#### [Exercise objective]
Transcribe every line, keeping it exact.
━━━ Stored data ━━━
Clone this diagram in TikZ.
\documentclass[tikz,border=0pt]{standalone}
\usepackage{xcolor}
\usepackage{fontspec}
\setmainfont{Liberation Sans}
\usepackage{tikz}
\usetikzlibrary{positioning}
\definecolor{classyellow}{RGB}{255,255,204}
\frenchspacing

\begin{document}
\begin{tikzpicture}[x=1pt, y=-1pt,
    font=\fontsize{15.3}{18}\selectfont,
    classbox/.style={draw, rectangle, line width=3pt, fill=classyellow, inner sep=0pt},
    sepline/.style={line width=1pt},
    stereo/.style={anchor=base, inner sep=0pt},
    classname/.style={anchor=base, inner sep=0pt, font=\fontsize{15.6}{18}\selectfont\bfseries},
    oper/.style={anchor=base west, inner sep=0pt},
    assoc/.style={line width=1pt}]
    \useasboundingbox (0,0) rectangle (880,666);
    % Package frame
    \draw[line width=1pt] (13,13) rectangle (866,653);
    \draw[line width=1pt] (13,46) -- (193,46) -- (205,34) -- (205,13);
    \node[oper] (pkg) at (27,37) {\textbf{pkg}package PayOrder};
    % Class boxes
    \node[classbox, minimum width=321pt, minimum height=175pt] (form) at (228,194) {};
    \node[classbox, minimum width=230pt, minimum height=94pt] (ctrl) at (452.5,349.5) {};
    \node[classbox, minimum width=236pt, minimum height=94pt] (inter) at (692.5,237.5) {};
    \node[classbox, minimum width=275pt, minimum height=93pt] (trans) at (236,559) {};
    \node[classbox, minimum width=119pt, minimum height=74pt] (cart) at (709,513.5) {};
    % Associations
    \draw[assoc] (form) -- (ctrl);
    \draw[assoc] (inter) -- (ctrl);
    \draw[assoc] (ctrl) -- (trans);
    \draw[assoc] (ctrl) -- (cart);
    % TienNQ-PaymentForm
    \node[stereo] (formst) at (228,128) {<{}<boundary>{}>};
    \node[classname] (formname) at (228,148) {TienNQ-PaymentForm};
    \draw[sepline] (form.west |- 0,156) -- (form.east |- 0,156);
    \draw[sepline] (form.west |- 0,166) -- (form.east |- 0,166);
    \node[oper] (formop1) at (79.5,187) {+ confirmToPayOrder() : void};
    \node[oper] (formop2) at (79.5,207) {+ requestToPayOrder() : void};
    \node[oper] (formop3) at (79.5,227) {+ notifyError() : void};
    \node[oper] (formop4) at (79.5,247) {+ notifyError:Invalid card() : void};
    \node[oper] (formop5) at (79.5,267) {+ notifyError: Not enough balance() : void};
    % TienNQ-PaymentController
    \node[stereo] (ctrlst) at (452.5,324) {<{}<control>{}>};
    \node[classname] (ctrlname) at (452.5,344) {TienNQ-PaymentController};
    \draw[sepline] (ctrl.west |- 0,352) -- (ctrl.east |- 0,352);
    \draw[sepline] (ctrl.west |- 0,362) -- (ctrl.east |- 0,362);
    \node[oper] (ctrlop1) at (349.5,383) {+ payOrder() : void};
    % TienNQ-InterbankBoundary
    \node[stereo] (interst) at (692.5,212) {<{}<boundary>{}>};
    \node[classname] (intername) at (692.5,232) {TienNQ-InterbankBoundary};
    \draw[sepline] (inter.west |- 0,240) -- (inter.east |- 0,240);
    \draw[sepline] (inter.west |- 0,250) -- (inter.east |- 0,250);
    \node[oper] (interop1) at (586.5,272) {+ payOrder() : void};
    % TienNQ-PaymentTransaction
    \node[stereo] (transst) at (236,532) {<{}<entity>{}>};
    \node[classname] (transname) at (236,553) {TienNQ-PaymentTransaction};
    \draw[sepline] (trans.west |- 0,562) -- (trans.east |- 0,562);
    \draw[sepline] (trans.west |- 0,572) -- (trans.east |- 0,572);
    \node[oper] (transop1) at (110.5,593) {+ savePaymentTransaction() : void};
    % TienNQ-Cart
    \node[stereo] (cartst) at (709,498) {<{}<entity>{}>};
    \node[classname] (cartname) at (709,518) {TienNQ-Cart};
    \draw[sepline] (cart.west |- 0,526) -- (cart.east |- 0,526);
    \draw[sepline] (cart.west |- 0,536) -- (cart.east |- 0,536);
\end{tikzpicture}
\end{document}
━━━
#### [Correct response]
Clone this diagram in TikZ.
\documentclass[tikz,border=0pt]{standalone}
\usepackage{xcolor}
\usepackage{fontspec}
\setmainfont{Liberation Sans}
\usepackage{tikz}
\usetikzlibrary{positioning}
\definecolor{classyellow}{RGB}{255,255,204}
\frenchspacing

\begin{document}
\begin{tikzpicture}[x=1pt, y=-1pt,
    font=\fontsize{15.3}{18}\selectfont,
    classbox/.style={draw, rectangle, line width=3pt, fill=classyellow, inner sep=0pt},
    sepline/.style={line width=1pt},
    stereo/.style={anchor=base, inner sep=0pt},
    classname/.style={anchor=base, inner sep=0pt, font=\fontsize{15.6}{18}\selectfont\bfseries},
    oper/.style={anchor=base west, inner sep=0pt},
    assoc/.style={line width=1pt}]
    \useasboundingbox (0,0) rectangle (880,666);
    % Package frame
    \draw[line width=1pt] (13,13) rectangle (866,653);
    \draw[line width=1pt] (13,46) -- (193,46) -- (205,34) -- (205,13);
    \node[oper] (pkg) at (27,37) {\textbf{pkg}package PayOrder};
    % Class boxes
    \node[classbox, minimum width=321pt, minimum height=175pt] (form) at (228,194) {};
    \node[classbox, minimum width=230pt, minimum height=94pt] (ctrl) at (452.5,349.5) {};
    \node[classbox, minimum width=236pt, minimum height=94pt] (inter) at (692.5,237.5) {};
    \node[classbox, minimum width=275pt, minimum height=93pt] (trans) at (236,559) {};
    \node[classbox, minimum width=119pt, minimum height=74pt] (cart) at (709,513.5) {};
    % Associations
    \draw[assoc] (form) -- (ctrl);
    \draw[assoc] (inter) -- (ctrl);
    \draw[assoc] (ctrl) -- (trans);
    \draw[assoc] (ctrl) -- (cart);
    % TienNQ-PaymentForm
    \node[stereo] (formst) at (228,128) {<{}<boundary>{}>};
    \node[classname] (formname) at (228,148) {TienNQ-PaymentForm};
    \draw[sepline] (form.west |- 0,156) -- (form.east |- 0,156);
    \draw[sepline] (form.west |- 0,166) -- (form.east |- 0,166);
    \node[oper] (formop1) at (79.5,187) {+ confirmToPayOrder() : void};
    \node[oper] (formop2) at (79.5,207) {+ requestToPayOrder() : void};
    \node[oper] (formop3) at (79.5,227) {+ notifyError() : void};
    \node[oper] (formop4) at (79.5,247) {+ notifyError:Invalid card() : void};
    \node[oper] (formop5) at (79.5,267) {+ notifyError: Not enough balance() : void};
    % TienNQ-PaymentController
    \node[stereo] (ctrlst) at (452.5,324) {<{}<control>{}>};
    \node[classname] (ctrlname) at (452.5,344) {TienNQ-PaymentController};
    \draw[sepline] (ctrl.west |- 0,352) -- (ctrl.east |- 0,352);
    \draw[sepline] (ctrl.west |- 0,362) -- (ctrl.east |- 0,362);
    \node[oper] (ctrlop1) at (349.5,383) {+ payOrder() : void};
    % TienNQ-InterbankBoundary
    \node[stereo] (interst) at (692.5,212) {<{}<boundary>{}>};
    \node[classname] (intername) at (692.5,232) {TienNQ-InterbankBoundary};
    \draw[sepline] (inter.west |- 0,240) -- (inter.east |- 0,240);
    \draw[sepline] (inter.west |- 0,250) -- (inter.east |- 0,250);
    \node[oper] (interop1) at (586.5,272) {+ payOrder() : void};
    % TienNQ-PaymentTransaction
    \node[stereo] (transst) at (236,532) {<{}<entity>{}>};
    \node[classname] (transname) at (236,553) {TienNQ-PaymentTransaction};
    \draw[sepline] (trans.west |- 0,562) -- (trans.east |- 0,562);
    \draw[sepline] (trans.west |- 0,572) -- (trans.east |- 0,572);
    \node[oper] (transop1) at (110.5,593) {+ savePaymentTransaction() : void};
    % TienNQ-Cart
    \node[stereo] (cartst) at (709,498) {<{}<entity>{}>};
    \node[classname] (cartname) at (709,518) {TienNQ-Cart};
    \draw[sepline] (cart.west |- 0,526) -- (cart.east |- 0,526);
    \draw[sepline] (cart.west |- 0,536) -- (cart.east |- 0,536);
\end{tikzpicture}
\end{document}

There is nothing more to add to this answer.